- [Available data]
--- start ---

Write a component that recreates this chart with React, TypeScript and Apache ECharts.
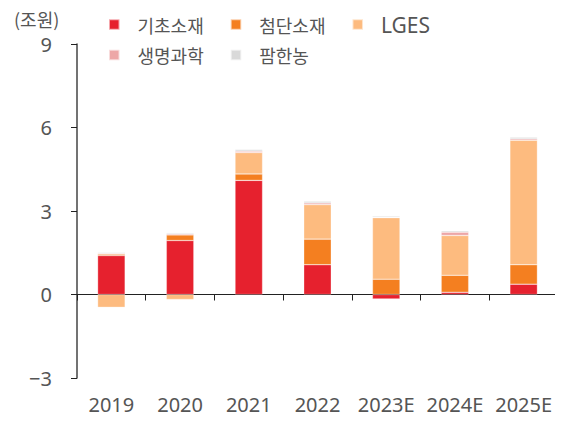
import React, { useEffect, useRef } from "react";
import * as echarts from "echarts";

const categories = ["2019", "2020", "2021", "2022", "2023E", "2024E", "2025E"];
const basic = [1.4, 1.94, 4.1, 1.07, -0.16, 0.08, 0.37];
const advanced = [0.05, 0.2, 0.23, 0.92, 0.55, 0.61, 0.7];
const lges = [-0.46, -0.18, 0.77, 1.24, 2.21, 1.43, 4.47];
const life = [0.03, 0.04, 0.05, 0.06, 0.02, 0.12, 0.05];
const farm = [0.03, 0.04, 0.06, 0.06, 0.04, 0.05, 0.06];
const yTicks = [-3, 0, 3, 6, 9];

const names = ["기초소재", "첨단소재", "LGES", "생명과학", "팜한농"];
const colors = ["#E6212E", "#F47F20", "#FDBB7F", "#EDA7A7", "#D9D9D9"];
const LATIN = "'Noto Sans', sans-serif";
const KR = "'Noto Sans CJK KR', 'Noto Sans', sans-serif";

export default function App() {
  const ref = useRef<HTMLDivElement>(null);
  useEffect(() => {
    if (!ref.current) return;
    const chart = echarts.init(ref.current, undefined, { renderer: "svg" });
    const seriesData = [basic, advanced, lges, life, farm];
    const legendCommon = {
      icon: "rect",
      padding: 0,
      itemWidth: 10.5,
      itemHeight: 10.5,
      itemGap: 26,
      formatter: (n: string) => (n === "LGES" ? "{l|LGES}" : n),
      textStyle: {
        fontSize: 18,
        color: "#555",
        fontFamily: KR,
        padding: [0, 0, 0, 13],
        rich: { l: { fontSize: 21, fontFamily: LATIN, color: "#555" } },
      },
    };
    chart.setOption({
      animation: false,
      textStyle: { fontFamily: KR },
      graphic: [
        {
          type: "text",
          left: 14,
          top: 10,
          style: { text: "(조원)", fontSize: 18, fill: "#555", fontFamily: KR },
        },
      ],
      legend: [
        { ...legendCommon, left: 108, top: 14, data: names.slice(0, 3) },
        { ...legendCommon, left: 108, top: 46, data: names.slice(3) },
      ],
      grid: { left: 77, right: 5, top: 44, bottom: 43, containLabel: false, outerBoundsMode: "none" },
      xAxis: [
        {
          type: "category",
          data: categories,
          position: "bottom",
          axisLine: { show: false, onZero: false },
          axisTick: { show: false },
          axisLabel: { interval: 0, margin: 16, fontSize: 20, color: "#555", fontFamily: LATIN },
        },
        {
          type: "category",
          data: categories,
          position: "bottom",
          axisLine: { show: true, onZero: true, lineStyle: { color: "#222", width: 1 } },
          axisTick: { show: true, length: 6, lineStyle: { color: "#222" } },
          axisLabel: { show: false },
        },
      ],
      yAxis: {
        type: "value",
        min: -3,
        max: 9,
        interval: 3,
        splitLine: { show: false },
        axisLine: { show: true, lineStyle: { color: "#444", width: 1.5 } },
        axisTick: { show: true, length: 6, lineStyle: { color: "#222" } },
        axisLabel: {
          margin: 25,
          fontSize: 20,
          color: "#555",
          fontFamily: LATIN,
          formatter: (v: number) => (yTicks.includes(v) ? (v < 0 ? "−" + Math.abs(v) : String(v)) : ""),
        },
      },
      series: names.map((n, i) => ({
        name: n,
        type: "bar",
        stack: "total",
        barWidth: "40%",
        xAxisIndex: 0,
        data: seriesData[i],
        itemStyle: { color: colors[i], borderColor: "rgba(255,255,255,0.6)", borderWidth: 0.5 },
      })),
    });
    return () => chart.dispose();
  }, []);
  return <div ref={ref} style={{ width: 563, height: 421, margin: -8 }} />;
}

--- end ---
--- start ---

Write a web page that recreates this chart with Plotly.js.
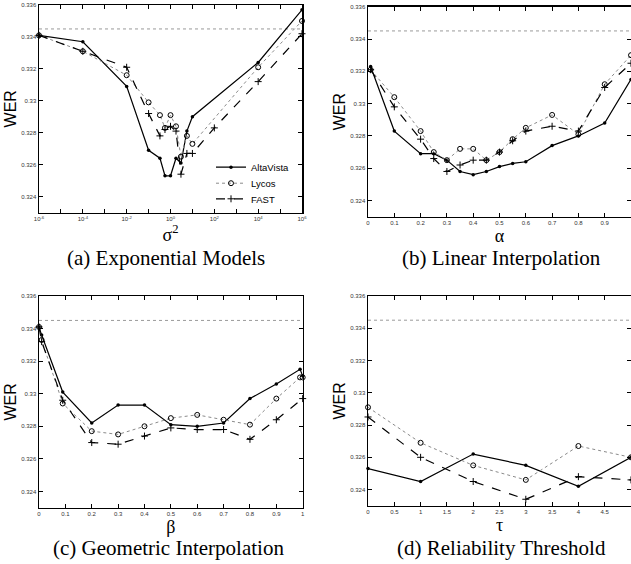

--- end ---

- [What needs to be done] Beginning with the line above that contains "Write a component" and finishing with the line that contains "CJK KR', 'Noto", print those lines exactly and only. Skip all pictures.

- [Exercise solution]
Write a component that recreates this chart with React, TypeScript and Apache ECharts.
import React, { useEffect, useRef } from "react";
import * as echarts from "echarts";

const categories = ["2019", "2020", "2021", "2022", "2023E", "2024E", "2025E"];
const basic = [1.4, 1.94, 4.1, 1.07, -0.16, 0.08, 0.37];
const advanced = [0.05, 0.2, 0.23, 0.92, 0.55, 0.61, 0.7];
const lges = [-0.46, -0.18, 0.77, 1.24, 2.21, 1.43, 4.47];
const life = [0.03, 0.04, 0.05, 0.06, 0.02, 0.12, 0.05];
const farm = [0.03, 0.04, 0.06, 0.06, 0.04, 0.05, 0.06];
const yTicks = [-3, 0, 3, 6, 9];

const names = ["기초소재", "첨단소재", "LGES", "생명과학", "팜한농"];
const colors = ["#E6212E", "#F47F20", "#FDBB7F", "#EDA7A7", "#D9D9D9"];
const LATIN = "'Noto Sans', sans-serif";
const KR = "'Noto Sans CJK KR', 'Noto Sans', sans-serif";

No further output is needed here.